President Barack Obama would like to see immigration reform fail in the House so the issue can be used as a campaign platform for Democrats to seize control of Congress, Texas Republican Rep. Michael McCaul said Sunday.
"There is this political drop-off where I do believe the president has a strategy in some respects they would like to see this fail in the House so that they could possibly take back the House, which I think is their grand design at the end of the day," said McCaul, chairman of the House Homeland Security Committee.
"Then they have free reign over the Congress and they can pass whatever they want," McCaul said on C-SPAN's "Newsmakers" program.
The Senate on Thursday passed an omnibus immigration reform measure by a significant bipartisan margin.
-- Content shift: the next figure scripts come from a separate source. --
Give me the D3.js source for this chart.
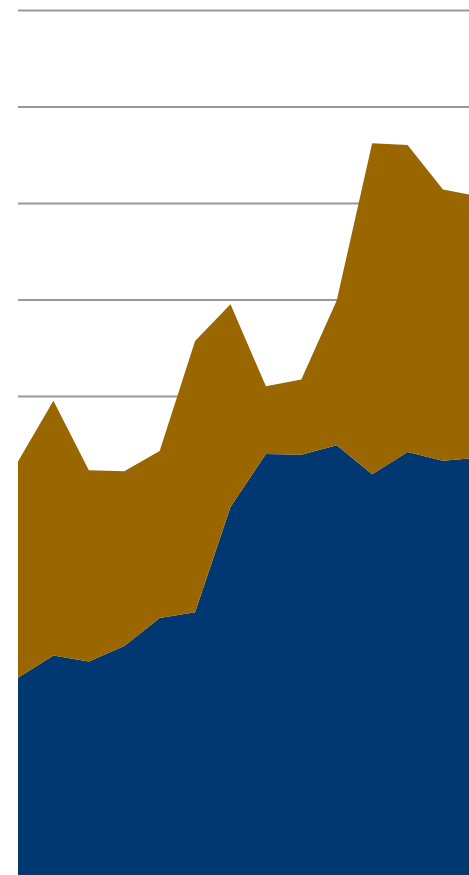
<!DOCTYPE html>
<html>
<head>
<meta charset="utf-8">
<script src="https://cdn.jsdelivr.net/npm/d3@7"></script>
<style>
  html, body { margin: 0; padding: 0; background: #fff; overflow: hidden; }
  svg { display: block; }
</style>
</head>
<body>
<svg id="chart" width="469" height="875"></svg>
<script>
// Period index for each observation
const periods = [0, 1, 2, 3, 4, 5, 6, 7, 8, 9, 10, 11, 12, 13];
// Lower series (blue)
const seriesA = [20.8, 23.1, 22.5, 24.1, 27.0, 27.6, 38.5, 44.0, 43.9, 44.9, 41.9, 44.2, 43.3, 43.6];
// Upper series (gold), stacked on top of seriesA
const seriesB = [22.4, 26.4, 19.8, 18.1, 17.3, 28.1, 21.0, 7.0, 7.8, 15.0, 34.3, 31.8, 28.1, 27.1];
// Gridline values
const gridValues = [0, 10, 20, 30, 40, 50, 60, 70, 80, 90];

const colors = { a: "#023872", b: "#996600" };

const svg = d3.select("#chart");
const left = 18, step = 35.415;

const x = d3.scaleLinear()
  .domain([0, periods.length - 1])
  .range([left, left + step * (periods.length - 1)]);

const y = d3.scaleLinear()
  .domain([0, 90])
  .range([878.5, 10]);

const rows = periods.map((p, i) => ({ p, a: seriesA[i], b: seriesB[i] }));
const stacked = d3.stack().keys(["a", "b"])(rows);

// Horizontal gridlines
const grid = svg.append("g")
  .attr("transform", `translate(${left},0)`)
  .call(d3.axisLeft(y).tickValues(gridValues).tickSize(-(469 - left)).tickFormat(""));
grid.select(".domain").remove();
grid.selectAll(".tick line")
  .attr("stroke", "#989898")
  .attr("stroke-width", 2);

// Stacked areas
const area = d3.area()
  .x(d => x(d.data.p))
  .y0(d => y(d[0]))
  .y1(d => y(d[1]));

svg.append("g")
  .selectAll("path")
  .data(stacked)
  .join("path")
  .attr("fill", d => colors[d.key])
  .attr("d", area);
</script>
</body>
</html>
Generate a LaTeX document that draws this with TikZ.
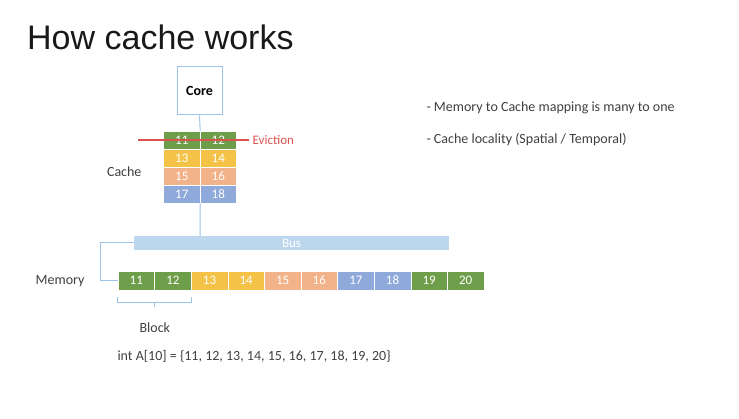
\documentclass[tikz,border=0pt]{standalone}
\usepackage{fontspec}
\setmainfont{Carlito}
\newfontfamily\titlefont{Liberation Sans}
\definecolor{cgreen}{HTML}{6E9E4A}
\definecolor{cyellow}{HTML}{F3C246}
\definecolor{cpeach}{HTML}{F2B38A}
\definecolor{cblue}{HTML}{8EA9DA}
\definecolor{busblue}{HTML}{BDD7EE}
\definecolor{linkblue}{HTML}{9DC3E6}
\definecolor{labelgrey}{HTML}{404040}
\definecolor{evictred}{HTML}{D9534F}
\tikzset{
	cell/.style={fill=#1, draw=white, line width=.4pt, text=white, inner sep=0, font=\fontsize{13}{15}\selectfont},
	label/.style={text=labelgrey, font=\fontsize{14}{16}\selectfont},
	link/.style={draw=linkblue, line width=1pt}
}
\begin{document}
\begin{tikzpicture}[x=1pt, y=-1pt]
	\useasboundingbox [fill=white] (0,0) rectangle (739,419);
	\node [anchor=base west, inner sep=0, font=\titlefont\fontsize{34}{40}\selectfont, text=black!90] (title) at (27,50) {How cache works};
	\node [draw=linkblue, line width=1pt, fill=white, minimum width=45, minimum height=48, inner sep=0, font=\fontsize{14}{16}\selectfont\bfseries] (core) at (199.5,91) {Core};
	\foreach \a/\b/\c [count=\r] in {11/12/cgreen,13/14/cyellow,15/16/cpeach,17/18/cblue} {
		\node [cell=\c, minimum width=36.5, minimum height=18] (c\a) at (181.75,122+18*\r) {\a};
		\node [cell=\c, minimum width=36.5, minimum height=18] (c\b) at (218.25,122+18*\r) {\b};
	}
	\node [label, anchor=east] (cachelbl) at (145,172) {Cache};
	\draw [evictred, line width=1.2pt] ([xshift=-25pt]c11.west) -- ([xshift=12pt]c12.east) node [anchor=west, text=evictred, font=\fontsize{13}{15}\selectfont] (evict) {Eviction};
	\node [fill=busblue, minimum width=315, minimum height=14, inner sep=0, text=white, font=\fontsize{13}{15}\selectfont] (bus) at (291.5,243) {Bus};
	\foreach \v/\c [count=\i] in {11/cgreen,12/cgreen,13/cyellow,14/cyellow,15/cpeach,16/cpeach,17/cblue,18/cblue,19/cgreen,20/cgreen}
		\node [cell=\c, minimum width=36.6, minimum height=19] (m\v) at (118+36.6*\i-18.3,280.5) {\v};
	\node [label, anchor=east] (memlbl) at (88,281) {Memory};
	\path [link] (core.south) -- (c11.north east) (c17.south east) -- (c17.south east |- bus.north);
	\path [link] (bus.west) -- ++(-33,0) |- (m11.west);
	\path [draw=linkblue, line width=.8pt] ([yshift=-7pt]m11.south west) -- ++(0,5) -| ([yshift=-7pt]m12.south east) ([yshift=-12pt]m11.south east) -- ++(0,5) coordinate (blk);
	\node [label, anchor=north] (blocklbl) at ([yshift=-12pt]blk) {Block};
	\node [label, anchor=west] (decl) at (114,356) {int A[10] = \{11, 12, 13, 14, 15, 16, 17, 18, 19, 20\}};
	\node [label, anchor=west] (note1) at (423,108) {- Memory to Cache mapping is many to one};
	\node [label, anchor=west] (note2) at (423,140) {- Cache locality (Spatial / Temporal)};
\end{tikzpicture}
\end{document}
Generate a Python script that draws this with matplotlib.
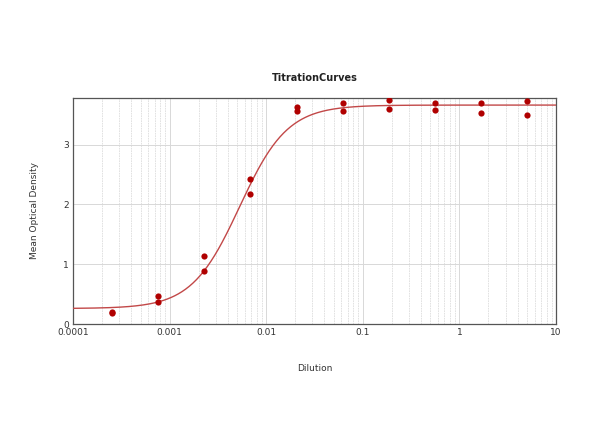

However, House Speaker John Boehner of Ohio says the bill has little chance of getting enough Republican support to pass the lower chamber.
Instead, McCaul and other Republicans will propose separate measures focusing on border security and reforming the immigration bureaucracy to sped the legalization process and ease red tape for those applying for work visas.
"Our bill will be a lot tighter than the Senate bill, that's the only way the speaker can get a majority of our conference supporting that," McCaul said.
McCaul's measure would require an apprehension rate of 90 percent at the southern border and that a plan be submitted to Congress within 30 days of how overall security would be achieved by the Obama administration.
"We think the mistake with what the Senate did was throwing dollars ad hoc down at the border, which is what we've done in the last decade without any measurable results," McCaul said.
The Senate bill calls for hiring an additional 20,000 border patrol agents, but McCaul called it an arbitrary number and Republicans are also concerned the legislation doesn't fund the new positions.
Asked if Republicans face political repercussions among Latino voters if they fail to pass immigration reform, McCaul agreed there would be consequences.
"I think our leadership is committed to this, and I think we want to be the party of solutions as well, and not just saying no to anything and calling it amnesty and killing it," McCaul said.